* [INFORMATION SUPPLIED]:
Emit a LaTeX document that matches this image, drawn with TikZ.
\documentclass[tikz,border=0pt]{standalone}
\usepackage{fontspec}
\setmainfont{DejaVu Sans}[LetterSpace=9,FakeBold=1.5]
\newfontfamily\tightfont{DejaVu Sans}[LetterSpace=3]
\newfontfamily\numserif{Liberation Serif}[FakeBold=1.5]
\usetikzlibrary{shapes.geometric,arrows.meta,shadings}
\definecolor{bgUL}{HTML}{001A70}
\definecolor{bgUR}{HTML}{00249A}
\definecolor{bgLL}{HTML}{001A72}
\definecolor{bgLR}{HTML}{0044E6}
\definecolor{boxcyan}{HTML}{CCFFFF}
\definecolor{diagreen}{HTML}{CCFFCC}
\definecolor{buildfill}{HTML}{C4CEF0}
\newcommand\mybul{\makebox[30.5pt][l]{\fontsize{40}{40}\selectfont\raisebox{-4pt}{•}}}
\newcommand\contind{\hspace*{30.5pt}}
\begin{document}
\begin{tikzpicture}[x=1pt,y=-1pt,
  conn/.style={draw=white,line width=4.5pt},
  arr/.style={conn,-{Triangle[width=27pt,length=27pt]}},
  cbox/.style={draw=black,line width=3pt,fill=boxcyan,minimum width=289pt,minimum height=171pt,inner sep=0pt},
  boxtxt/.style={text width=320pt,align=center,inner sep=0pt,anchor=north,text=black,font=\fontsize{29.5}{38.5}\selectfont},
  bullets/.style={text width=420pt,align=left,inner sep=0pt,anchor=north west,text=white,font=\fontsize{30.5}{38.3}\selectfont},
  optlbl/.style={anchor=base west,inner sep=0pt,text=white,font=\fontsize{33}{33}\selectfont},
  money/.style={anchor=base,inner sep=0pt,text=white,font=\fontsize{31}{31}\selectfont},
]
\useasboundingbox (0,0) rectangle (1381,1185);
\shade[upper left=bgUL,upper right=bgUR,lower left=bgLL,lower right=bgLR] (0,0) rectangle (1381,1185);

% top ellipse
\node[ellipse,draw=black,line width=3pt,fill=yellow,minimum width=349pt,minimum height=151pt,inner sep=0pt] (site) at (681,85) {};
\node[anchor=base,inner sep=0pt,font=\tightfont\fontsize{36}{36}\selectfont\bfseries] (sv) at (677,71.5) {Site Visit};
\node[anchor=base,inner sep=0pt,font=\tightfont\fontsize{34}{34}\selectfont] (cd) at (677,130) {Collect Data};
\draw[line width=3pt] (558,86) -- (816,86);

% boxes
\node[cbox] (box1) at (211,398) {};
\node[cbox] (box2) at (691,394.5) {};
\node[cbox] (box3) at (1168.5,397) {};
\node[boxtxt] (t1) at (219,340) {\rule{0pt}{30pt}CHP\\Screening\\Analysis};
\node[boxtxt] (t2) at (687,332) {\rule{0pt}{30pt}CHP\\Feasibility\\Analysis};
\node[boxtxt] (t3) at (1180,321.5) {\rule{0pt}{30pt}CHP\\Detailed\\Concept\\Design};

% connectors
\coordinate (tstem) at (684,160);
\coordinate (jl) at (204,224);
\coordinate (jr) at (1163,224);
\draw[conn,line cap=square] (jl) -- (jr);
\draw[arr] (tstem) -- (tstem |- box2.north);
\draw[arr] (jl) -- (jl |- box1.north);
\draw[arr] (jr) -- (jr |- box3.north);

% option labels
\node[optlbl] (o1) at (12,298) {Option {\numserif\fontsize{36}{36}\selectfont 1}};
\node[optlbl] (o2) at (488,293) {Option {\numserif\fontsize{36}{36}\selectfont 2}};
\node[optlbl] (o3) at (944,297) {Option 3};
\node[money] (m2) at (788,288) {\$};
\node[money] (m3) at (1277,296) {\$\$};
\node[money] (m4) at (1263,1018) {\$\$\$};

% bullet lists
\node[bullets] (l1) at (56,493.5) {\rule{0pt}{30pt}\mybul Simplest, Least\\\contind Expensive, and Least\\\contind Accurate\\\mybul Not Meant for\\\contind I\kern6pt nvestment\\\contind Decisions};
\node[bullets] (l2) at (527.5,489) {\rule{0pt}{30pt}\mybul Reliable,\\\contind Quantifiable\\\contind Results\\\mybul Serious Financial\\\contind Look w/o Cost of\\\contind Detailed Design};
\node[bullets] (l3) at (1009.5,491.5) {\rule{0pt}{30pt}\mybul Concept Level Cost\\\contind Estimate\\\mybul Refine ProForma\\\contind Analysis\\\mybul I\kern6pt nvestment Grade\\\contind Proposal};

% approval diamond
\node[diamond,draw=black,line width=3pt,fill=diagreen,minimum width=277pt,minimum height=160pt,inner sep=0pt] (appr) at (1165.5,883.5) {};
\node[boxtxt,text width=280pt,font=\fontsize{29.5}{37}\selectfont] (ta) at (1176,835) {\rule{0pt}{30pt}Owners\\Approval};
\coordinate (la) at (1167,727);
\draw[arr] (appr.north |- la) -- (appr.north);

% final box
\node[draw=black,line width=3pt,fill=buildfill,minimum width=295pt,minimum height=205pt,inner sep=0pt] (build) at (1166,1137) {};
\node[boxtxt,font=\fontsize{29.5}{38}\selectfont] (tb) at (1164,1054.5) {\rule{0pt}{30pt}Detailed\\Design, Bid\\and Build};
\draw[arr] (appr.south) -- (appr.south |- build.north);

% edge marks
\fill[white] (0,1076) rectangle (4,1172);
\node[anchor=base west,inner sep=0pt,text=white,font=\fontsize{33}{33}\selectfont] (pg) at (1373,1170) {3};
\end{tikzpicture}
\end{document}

...

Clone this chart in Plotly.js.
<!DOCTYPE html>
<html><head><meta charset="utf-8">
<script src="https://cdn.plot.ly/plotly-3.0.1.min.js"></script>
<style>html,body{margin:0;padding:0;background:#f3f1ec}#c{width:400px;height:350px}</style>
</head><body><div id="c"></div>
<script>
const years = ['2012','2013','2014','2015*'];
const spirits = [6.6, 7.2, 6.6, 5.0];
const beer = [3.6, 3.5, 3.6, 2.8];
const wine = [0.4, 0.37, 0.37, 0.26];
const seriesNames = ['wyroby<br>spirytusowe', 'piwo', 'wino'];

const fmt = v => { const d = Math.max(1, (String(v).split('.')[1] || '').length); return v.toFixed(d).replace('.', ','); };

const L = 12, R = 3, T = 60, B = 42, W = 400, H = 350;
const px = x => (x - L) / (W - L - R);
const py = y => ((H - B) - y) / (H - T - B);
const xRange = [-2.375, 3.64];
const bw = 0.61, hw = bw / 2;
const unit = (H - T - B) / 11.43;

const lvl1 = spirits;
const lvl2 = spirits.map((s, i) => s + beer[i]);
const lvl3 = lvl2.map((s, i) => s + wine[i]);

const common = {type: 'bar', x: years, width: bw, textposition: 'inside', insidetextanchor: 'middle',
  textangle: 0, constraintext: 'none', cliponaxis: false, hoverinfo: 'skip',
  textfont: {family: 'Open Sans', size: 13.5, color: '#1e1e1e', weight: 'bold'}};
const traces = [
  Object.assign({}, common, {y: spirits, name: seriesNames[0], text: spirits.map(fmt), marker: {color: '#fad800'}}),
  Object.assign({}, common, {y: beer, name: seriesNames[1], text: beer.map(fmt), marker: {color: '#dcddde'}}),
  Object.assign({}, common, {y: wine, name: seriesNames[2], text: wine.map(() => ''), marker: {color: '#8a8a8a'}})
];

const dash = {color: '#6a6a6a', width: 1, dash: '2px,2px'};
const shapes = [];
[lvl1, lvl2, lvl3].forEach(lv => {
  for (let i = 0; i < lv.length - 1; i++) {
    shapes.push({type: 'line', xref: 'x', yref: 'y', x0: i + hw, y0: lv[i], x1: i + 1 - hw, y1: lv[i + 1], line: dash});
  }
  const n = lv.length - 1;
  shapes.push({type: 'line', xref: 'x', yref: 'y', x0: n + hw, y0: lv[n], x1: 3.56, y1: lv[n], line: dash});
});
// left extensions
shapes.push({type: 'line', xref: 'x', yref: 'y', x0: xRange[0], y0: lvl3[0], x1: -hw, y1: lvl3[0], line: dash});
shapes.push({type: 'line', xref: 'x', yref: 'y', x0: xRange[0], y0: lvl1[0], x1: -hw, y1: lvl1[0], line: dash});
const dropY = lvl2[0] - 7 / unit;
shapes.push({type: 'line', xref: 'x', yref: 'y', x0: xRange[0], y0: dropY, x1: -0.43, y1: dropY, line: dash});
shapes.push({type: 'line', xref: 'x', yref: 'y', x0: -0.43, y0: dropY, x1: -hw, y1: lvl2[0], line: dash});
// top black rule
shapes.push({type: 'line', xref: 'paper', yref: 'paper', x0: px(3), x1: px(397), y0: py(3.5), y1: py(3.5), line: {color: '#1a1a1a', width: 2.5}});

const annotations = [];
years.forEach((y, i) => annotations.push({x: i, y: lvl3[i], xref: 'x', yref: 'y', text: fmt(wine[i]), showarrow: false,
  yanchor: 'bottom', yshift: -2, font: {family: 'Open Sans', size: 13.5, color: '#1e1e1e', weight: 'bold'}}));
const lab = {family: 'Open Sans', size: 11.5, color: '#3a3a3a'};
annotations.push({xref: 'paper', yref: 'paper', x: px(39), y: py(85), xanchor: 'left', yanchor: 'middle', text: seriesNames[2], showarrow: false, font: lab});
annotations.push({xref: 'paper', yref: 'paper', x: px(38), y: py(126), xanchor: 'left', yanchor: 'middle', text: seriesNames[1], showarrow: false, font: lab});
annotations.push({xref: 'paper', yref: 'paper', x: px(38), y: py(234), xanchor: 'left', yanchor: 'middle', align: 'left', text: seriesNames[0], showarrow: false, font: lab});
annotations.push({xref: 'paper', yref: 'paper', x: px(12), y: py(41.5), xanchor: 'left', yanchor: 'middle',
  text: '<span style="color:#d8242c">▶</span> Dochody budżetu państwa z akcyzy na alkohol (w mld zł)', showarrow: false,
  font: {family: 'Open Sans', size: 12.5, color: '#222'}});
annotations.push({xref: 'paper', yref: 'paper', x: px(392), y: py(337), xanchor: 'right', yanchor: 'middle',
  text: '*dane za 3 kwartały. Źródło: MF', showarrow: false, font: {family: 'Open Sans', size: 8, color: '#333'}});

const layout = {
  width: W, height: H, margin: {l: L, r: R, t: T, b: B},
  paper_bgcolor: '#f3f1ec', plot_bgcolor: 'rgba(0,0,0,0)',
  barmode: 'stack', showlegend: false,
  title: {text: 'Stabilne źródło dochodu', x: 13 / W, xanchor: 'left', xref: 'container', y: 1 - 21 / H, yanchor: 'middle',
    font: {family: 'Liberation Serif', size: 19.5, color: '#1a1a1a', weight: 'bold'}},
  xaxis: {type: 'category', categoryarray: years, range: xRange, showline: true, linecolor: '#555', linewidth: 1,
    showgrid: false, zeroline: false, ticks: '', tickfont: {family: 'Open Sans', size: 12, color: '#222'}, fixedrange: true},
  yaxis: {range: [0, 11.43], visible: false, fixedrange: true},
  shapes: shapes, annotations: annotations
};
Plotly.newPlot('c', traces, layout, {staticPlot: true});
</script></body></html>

* [PROBLEM STATEMENT]: List each line of the entries that holds the string "this".

* [EXERCISE SOLUTION]:
Emit a LaTeX document that matches this image, drawn with TikZ.
Clone this chart in Plotly.js.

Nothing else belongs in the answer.